After all of this discussion, my current think on the backswing is that it has two primary motions.

1. The "lateral move" - which happens between frame 1 and 6.
- The term lateral in this case can be boiled down to a sideways slide, coming in butt first which culminates in the player fully posted up on the front side and the disc loaded into the center chest.

What I find so helpful about seeing frames like this is that it directly addresses an incredibly common problem: players trying to do what Lumberjack says: "I used to try to rotate INTO the hit point."

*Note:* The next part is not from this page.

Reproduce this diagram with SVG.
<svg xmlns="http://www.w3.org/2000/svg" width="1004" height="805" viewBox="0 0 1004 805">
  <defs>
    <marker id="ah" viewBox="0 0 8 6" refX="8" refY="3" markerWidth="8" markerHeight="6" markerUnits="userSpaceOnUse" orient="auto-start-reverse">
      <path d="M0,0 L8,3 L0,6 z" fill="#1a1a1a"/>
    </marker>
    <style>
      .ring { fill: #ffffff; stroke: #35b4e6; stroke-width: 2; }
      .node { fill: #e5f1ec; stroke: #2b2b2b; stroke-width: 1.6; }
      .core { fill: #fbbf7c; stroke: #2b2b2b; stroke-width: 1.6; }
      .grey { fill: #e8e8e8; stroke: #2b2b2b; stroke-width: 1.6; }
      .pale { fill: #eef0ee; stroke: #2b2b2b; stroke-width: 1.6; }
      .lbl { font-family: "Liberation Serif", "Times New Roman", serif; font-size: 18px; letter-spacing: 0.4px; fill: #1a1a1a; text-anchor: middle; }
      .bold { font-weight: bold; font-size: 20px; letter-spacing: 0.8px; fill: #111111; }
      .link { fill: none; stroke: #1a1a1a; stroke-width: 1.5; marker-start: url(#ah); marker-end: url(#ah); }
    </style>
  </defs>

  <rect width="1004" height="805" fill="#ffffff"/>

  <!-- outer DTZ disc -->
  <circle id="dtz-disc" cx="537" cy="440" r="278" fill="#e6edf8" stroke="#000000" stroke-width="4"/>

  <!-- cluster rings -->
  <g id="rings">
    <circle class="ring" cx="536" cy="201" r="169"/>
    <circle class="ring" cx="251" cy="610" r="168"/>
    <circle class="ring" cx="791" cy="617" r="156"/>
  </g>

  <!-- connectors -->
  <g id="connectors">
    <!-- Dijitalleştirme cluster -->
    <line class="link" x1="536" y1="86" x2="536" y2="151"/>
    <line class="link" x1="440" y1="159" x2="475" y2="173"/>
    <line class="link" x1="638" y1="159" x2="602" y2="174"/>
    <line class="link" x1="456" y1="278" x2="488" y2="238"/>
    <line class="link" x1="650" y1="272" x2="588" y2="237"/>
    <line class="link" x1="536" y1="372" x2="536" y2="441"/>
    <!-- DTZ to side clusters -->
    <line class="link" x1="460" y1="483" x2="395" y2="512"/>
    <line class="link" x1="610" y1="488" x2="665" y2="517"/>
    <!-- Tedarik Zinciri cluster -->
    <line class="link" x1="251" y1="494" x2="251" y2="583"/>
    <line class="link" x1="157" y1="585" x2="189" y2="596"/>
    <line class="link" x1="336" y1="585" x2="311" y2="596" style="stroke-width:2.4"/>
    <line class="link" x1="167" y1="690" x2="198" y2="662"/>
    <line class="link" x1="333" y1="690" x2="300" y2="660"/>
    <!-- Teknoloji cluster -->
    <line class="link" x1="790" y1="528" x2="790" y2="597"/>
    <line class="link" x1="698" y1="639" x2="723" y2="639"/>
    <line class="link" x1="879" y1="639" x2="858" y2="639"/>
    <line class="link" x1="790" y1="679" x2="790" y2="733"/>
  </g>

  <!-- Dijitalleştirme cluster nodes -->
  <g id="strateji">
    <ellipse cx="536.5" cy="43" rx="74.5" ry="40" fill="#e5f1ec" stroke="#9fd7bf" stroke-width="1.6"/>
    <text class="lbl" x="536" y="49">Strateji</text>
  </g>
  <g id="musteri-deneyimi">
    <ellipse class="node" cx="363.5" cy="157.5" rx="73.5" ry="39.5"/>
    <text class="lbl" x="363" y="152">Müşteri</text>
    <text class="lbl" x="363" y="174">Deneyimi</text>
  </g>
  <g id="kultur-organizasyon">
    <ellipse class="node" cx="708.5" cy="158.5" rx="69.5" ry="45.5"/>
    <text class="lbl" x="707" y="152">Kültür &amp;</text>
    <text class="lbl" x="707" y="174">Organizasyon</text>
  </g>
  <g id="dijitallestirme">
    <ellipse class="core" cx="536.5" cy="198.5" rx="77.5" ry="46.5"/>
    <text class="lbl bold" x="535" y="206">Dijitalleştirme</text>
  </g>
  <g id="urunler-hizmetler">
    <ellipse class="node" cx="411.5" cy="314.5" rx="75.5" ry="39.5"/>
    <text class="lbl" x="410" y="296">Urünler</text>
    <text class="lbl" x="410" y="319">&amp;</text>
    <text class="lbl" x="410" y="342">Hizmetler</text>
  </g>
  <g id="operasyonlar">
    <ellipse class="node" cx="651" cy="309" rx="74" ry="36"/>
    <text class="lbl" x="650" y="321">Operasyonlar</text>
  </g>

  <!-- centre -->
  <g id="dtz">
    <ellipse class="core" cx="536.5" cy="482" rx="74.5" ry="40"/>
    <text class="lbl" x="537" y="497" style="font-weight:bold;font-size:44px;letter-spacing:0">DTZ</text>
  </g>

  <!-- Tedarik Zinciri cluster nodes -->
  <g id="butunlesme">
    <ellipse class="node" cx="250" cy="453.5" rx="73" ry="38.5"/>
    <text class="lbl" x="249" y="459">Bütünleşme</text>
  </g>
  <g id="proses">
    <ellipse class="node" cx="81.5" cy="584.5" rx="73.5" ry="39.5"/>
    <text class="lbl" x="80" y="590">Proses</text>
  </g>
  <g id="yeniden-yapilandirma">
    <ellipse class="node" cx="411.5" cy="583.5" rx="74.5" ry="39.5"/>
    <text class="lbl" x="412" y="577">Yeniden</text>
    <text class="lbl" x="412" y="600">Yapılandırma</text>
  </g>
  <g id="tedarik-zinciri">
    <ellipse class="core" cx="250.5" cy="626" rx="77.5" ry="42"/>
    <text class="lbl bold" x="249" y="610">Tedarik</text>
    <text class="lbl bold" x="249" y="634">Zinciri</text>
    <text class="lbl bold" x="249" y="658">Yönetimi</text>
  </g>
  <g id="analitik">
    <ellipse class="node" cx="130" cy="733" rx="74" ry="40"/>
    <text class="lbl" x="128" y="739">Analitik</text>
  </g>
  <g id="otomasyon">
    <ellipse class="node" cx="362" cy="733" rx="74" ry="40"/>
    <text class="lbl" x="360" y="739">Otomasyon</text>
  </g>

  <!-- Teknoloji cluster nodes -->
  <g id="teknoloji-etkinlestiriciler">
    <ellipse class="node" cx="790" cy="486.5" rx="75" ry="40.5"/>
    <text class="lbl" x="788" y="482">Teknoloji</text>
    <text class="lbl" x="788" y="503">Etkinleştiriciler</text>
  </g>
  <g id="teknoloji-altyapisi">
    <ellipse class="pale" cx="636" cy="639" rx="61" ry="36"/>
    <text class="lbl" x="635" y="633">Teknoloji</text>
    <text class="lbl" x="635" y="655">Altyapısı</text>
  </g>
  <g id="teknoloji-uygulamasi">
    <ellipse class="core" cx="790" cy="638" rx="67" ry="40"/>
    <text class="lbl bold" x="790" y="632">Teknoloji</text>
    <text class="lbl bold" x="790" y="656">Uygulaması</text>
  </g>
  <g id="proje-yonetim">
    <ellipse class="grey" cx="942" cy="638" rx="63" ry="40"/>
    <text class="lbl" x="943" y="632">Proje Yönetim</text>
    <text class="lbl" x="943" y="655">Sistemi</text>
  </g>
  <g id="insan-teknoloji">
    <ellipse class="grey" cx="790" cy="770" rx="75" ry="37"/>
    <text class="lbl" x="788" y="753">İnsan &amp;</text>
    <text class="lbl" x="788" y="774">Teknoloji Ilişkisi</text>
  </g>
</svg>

The point of this first move is take momentum into the one leg drill. This motion doesn't need to be fast, and in fact, is profoundly powerful even with limited speed. Speed in this move is actually problematic as it's harder to control, and if we recall from the baseball videos (paraphrasing) the shoulders will be SLOWING DOWN - through the opening rotation, so that the momentum shifts into the arm.

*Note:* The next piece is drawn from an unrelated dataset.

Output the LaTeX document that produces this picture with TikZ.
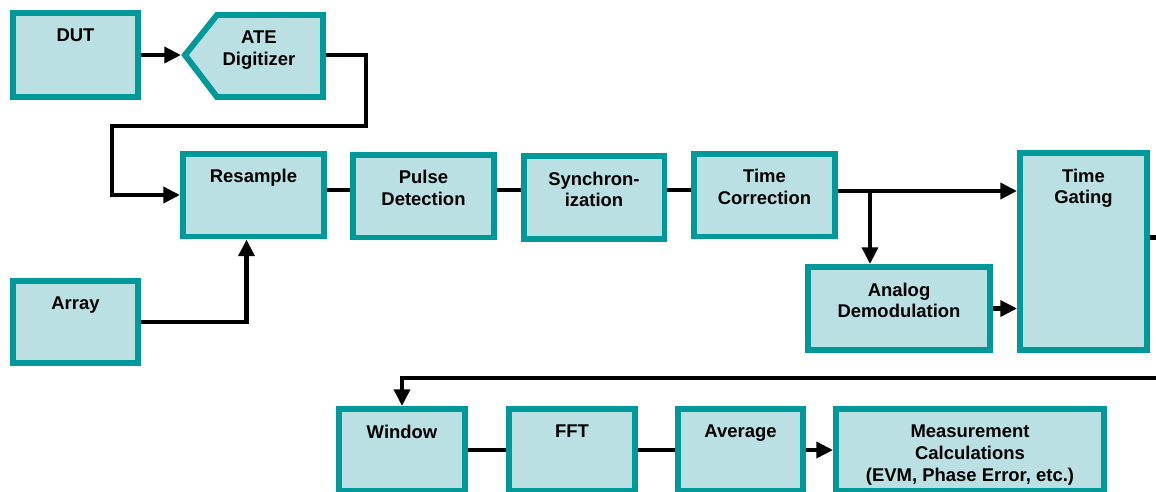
\documentclass[tikz,border=0pt]{standalone}
\usepackage{fontspec}
\setmainfont{Liberation Sans}
\usetikzlibrary{arrows.meta}
\definecolor{tealline}{RGB}{0,153,153}
\definecolor{boxfill}{RGB}{186,224,227}

\begin{document}
\begin{tikzpicture}[x=0.02cm,y=-0.02cm,
	blk/.style={draw=tealline, fill=boxfill, line width=3.4pt, inner sep=0pt},
	lbl/.style={font=\bfseries\fontsize{10.5}{12.5}\selectfont, align=center, inner sep=0pt, anchor=north, yshift=-10.4pt},
	wire/.style={line width=2.3pt},
	flow/.style={wire, -{Triangle[length=9.5pt,width=9pt]}}]
	\useasboundingbox (0,0) rectangle (1156,491);
	\clip (0,0) rectangle (1156,491);

	% sources
	\node[blk, minimum width=2.5cm, minimum height=1.68cm, label={[lbl]north:DUT}] (dut) at (75.5,55) {};
	\draw[blk] (185,55) -- (217,15) -- (323,15) -- (323,97) -- (217,97) -- cycle;
	\node[lbl] (ate) at (259,12) {ATE\\Digitizer};
	\coordinate (atein) at (181,55);
	\coordinate (ateout) at (326,55);
	\node[blk, minimum width=2.5cm, minimum height=1.64cm, label={[lbl]north:Array}] (arr) at (75.5,322) {};

	% processing chain
	\node[blk, minimum width=2.82cm, minimum height=1.66cm, label={[lbl]north:Resample}] (res) at (253.5,195) {};
	\node[blk, minimum width=2.82cm, minimum height=1.66cm, label={[lbl]north:{Pulse\\Detection}}] (pul) at (423.5,196) {};
	\node[blk, minimum width=2.82cm, minimum height=1.66cm, label={[lbl]north:{Synchron-\\ization}}] (syn) at (594,197.5) {};
	\node[blk, minimum width=2.82cm, minimum height=1.66cm, label={[lbl]north:{Time\\Correction}}] (tc) at (764.5,195) {};
	\node[blk, minimum width=3.64cm, minimum height=1.66cm, label={[lbl]north:{Analog\\Demodulation}}] (ana) at (899,308.5) {};
	\node[blk, minimum width=2.54cm, minimum height=3.94cm, label={[lbl]north:{Time\\Gating}}] (tg) at (1083.5,251.5) {};

	% spectrum
	\node[blk, minimum width=2.52cm, minimum height=1.64cm, label={[lbl]north:Window}] (win) at (402,450) {};
	\node[blk, minimum width=2.52cm, minimum height=1.64cm, label={[lbl]north:FFT}] (fft) at (572,450) {};
	\node[blk, minimum width=2.5cm, minimum height=1.64cm, label={[lbl]north:Average}] (avg) at (740.5,450) {};
	\node[blk, minimum width=5.36cm, minimum height=1.64cm,
		label={[lbl]north:{Measurement\\Calculations\\(EVM, Phase Error, etc.)}}] (meas) at (970,450) {};

	% wiring
	\coordinate (up) at (366,126);
	\coordinate (down) at (112,126);
	\coordinate (split) at (870,191);
	\coordinate (back) at (1170,378);
	\draw[flow] (dut.east) -- (atein);
	\draw[flow] (ateout) -| (up) -- (down) |- (res.west);
	\draw[flow] (arr.east) -| ([xshift=-0.14cm]res.south);
	\draw[wire] ([yshift=0.1cm]res.east) -- ([yshift=0.1cm]res.east -| pul.west);
	\draw[wire] ([yshift=0.12cm]pul.east) -- ([yshift=0.12cm]pul.east -| syn.west);
	\draw[wire] ([yshift=0.15cm]syn.east) -- ([yshift=0.15cm]syn.east -| tc.west);
	\draw[wire] (tc.east |- split) -- (split);
	\draw[flow] (split) -- (split -| tg.west);
	\draw[flow] (split) -- (split |- ana.north);
	\draw[flow] (ana.east) -- (ana.east -| tg.west);
	\draw[wire] ([yshift=0.28cm]tg.east) -- ++(20,0);
	\draw[flow] (back) -| (win.north);
	\draw[wire] (win.east) -- (fft.west);
	\draw[wire] (fft.east) -- (avg.west);
	\draw[flow] (avg.east) -- (meas.west);
\end{tikzpicture}
\end{document}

I want to unpack that thought more, because it's meaningful to me: If a bat, club, arm is being accelerated and the shoulders maintain speed throughout, the the bat/club/arm will just be dragged behind the shoulder. During the extension, we're transferring that momentum that we trapped with the lateral move into this system - but to accelerate the thing, we have move the momentum down the arm by resisting the handle of the whip. (which leads me into what I'd call the 2nd motions)

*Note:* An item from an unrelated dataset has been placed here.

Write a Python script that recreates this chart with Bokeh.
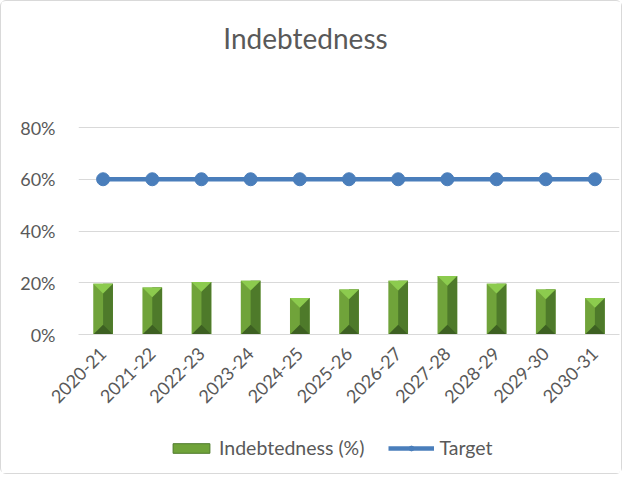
import numpy as np
from bokeh.plotting import figure
from bokeh.layouts import column
from bokeh.models import (Range1d, FixedTicker, PrintfTickFormatter, Legend, LegendItem,
                          ColumnDataSource, Label)
from bokeh.embed import file_html
from bokeh.resources import INLINE

categories = ["2020-21", "2021-22", "2022-23", "2023-24", "2024-25", "2025-26",
              "2026-27", "2027-28", "2028-29", "2029-30", "2030-31"]
indebtedness = [19.6, 18.2, 20.3, 20.8, 14.1, 17.4, 20.8, 22.6, 19.6, 17.4, 14.1]
target = [60, 60, 60, 60, 60, 60, 60, 60, 60, 60, 60]
y_ticks = [0, 20, 40, 60, 80]

FONT = "Lato"
GREY = "#595959"
BAR_MID, BAR_DARK, BAR_LIGHT, BAR_SHADOW = "#70A33A", "#4E7A2A", "#8CCB4E", "#3D6022"
BLUE = "#4A7EBB"

# ---------------- main chart ----------------
p = figure(width=620, height=413, output_backend="svg", toolbar_location=None,
           x_range=Range1d(-0.5, 10.5), y_range=Range1d(0, 127.15),
           min_border_left=77, min_border_right=2, min_border_top=4, min_border_bottom=80)
p.outline_line_color = None
p.background_fill_color = "white"
p.border_fill_color = "white"

x = np.arange(len(categories))
vals = np.array(indebtedness, dtype=float)
hw = 0.2             # half bar width (category units)
depth = 3.8          # bevel depth in y units

src = ColumnDataSource(dict(x=x, top=vals, xr=x + hw / 2, target=target))
p.vbar(x="x", top="top", width=2 * hw, bottom=0, source=src,
       fill_color=BAR_MID, line_color=None)
p.vbar(x="xr", top="top", width=hw, bottom=0, source=src,
       fill_color=BAR_DARK, line_color=None)
top_xs = [[xi - hw, xi + hw, xi] for xi in x]
top_ys = [[v, v, v - depth] for v in vals]
p.patches(top_xs, top_ys, fill_color=BAR_LIGHT, line_color=None)
bot_xs = [[xi - hw, xi + hw, xi] for xi in x]
bot_ys = [[0, 0, depth] for v in vals]
p.patches(bot_xs, bot_ys, fill_color=BAR_SHADOW, line_color=None)

p.line("x", "target", source=src, line_color=BLUE, line_width=4.5)
p.scatter("x", "target", source=src, size=13, fill_color=BLUE, line_color=BLUE)

p.xaxis.ticker = FixedTicker(ticks=list(x))
p.xaxis.major_label_overrides = {int(i): c for i, c in zip(x, categories)}
p.xaxis.major_label_orientation = np.pi / 4
p.xaxis.major_tick_line_color = None
p.xaxis.minor_tick_line_color = None
p.xaxis.axis_line_color = "#D9D9D9"
p.xaxis.major_label_text_font = FONT
p.xaxis.major_label_text_font_size = "18px"
p.xaxis.major_label_text_color = GREY
p.xaxis.major_label_standoff = 10

p.yaxis.ticker = FixedTicker(ticks=y_ticks)
p.yaxis.formatter = PrintfTickFormatter(format="%d%%")
p.yaxis.axis_line_color = None
p.yaxis.major_tick_line_color = None
p.yaxis.minor_tick_line_color = None
p.yaxis.major_label_text_font = FONT
p.yaxis.major_label_text_font_size = "18px"
p.yaxis.major_label_text_color = GREY
p.yaxis.major_label_standoff = 17

p.xgrid.grid_line_color = None
p.ygrid.grid_line_color = "#D9D9D9"
p.ygrid.grid_line_width = 1.2

title = Label(x=4.115, y=114.6, text="Indebtedness", text_align="center",
              text_baseline="middle", text_font=FONT, text_font_size="28px",
              text_color=GREY)
p.add_layout(title)

# ---------------- legend strip ----------------
# legend-key renderers: same categories, values left undefined so nothing is drawn
blank = np.full(len(categories), np.nan)
key_src = ColumnDataSource(dict(x=x, top=blank, target=blank))
lg = figure(width=620, height=59, output_backend="svg", toolbar_location=None,
            x_range=p.x_range, y_range=Range1d(-500, -490),
            x_axis_type=None, y_axis_type=None,
            min_border_left=77, min_border_right=2, min_border_top=5, min_border_bottom=0)
lg.outline_line_color = None
lg.grid.grid_line_color = None
lg.border_fill_color = "white"
r_bar = lg.vbar(x="x", top="top", width=2 * hw, bottom=0, source=key_src,
                fill_color=BAR_MID, line_color=BAR_DARK, line_width=1)
r_line = lg.line("x", "target", source=key_src, line_color=BLUE, line_width=4.5)
r_mark = lg.scatter("x", "target", source=key_src, size=13, fill_color=BLUE, line_color=BLUE)

legend = Legend(items=[LegendItem(label="Indebtedness (%)", renderers=[r_bar]),
                       LegendItem(label="Target", renderers=[r_line, r_mark])],
                orientation="horizontal", location=(90, 14),
                label_text_font=FONT, label_text_font_size="19.5px", label_text_color=GREY,
                glyph_width=46, glyph_height=12, label_standoff=5, spacing=24,
                padding=0, margin=0, border_line_color=None, background_fill_alpha=0)
lg.add_layout(legend, "center")

layout = column(p, lg, spacing=0,
                styles={"border": "1px solid #d9d9d9", "border-radius": "6px"})

open("out.html", "w").write(file_html(layout, INLINE))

2. The second motion is really Frame 6, 7, 8 - that shoulder barely moves as he resists the forward momentum and lets the whip extend forward. For my thought process, I try to maintain a controlled balance very similar to KJ Nybo - the back foot can reset on the ground similar to a baseball swing. I try to keep the arc feeling forward mounted and my chin up (my never ending battle with buried chin). Lastly I keep the lats engaged to resist upper arm compression, but the forearm loose.

It's been great to see all this stuff unfold here - as I'm always working on my co-workers form (and my own) and I was watching him do a 1-leg drill / 1-step drill and throw 20% further than when he added his x-step. As I was across a road, I could see the whole motion collapsing into the Lumberjack "rotate INTO the hit point" issue and he'd be unable to maintain balance and lacked resistance.

Once we broke it down into two discrete motions: massive improvements.
Hilarious that I forgot I wrote that... which is pretty much back to where I'm at today with the following change in thought:

The plant leg can do 2 fundamentally different things to the swing. 1. You can "block" your momentum by resisting forward momentum and then swinging your toes open 2. You can compress and then push/swivel the lead hip back, timed with the extension of the disc.



I've gotten into the habit of basically doing 1 and that comes hand in hand with taking too long of a stride because it feels powerful. The issue with the over-long stride is that it can be very difficult to get the lead hip to redirect back like GG.

Everybody has their current favorites, but GG's form (ignoring the bad-fish arm swing) is perhaps the most powerful and perfectly timed swings I've ever seen.

Try your normal swing - but land the max disc extension with lead hip making the move back WHILE the shoulders are closed. The shoulders are closed because the rear shoulder is the back of the handle of the whip. Eyes perpendicular to target at extension.

Now exhale, remain loose and hold onto the disc. Good luck... you just did the GG.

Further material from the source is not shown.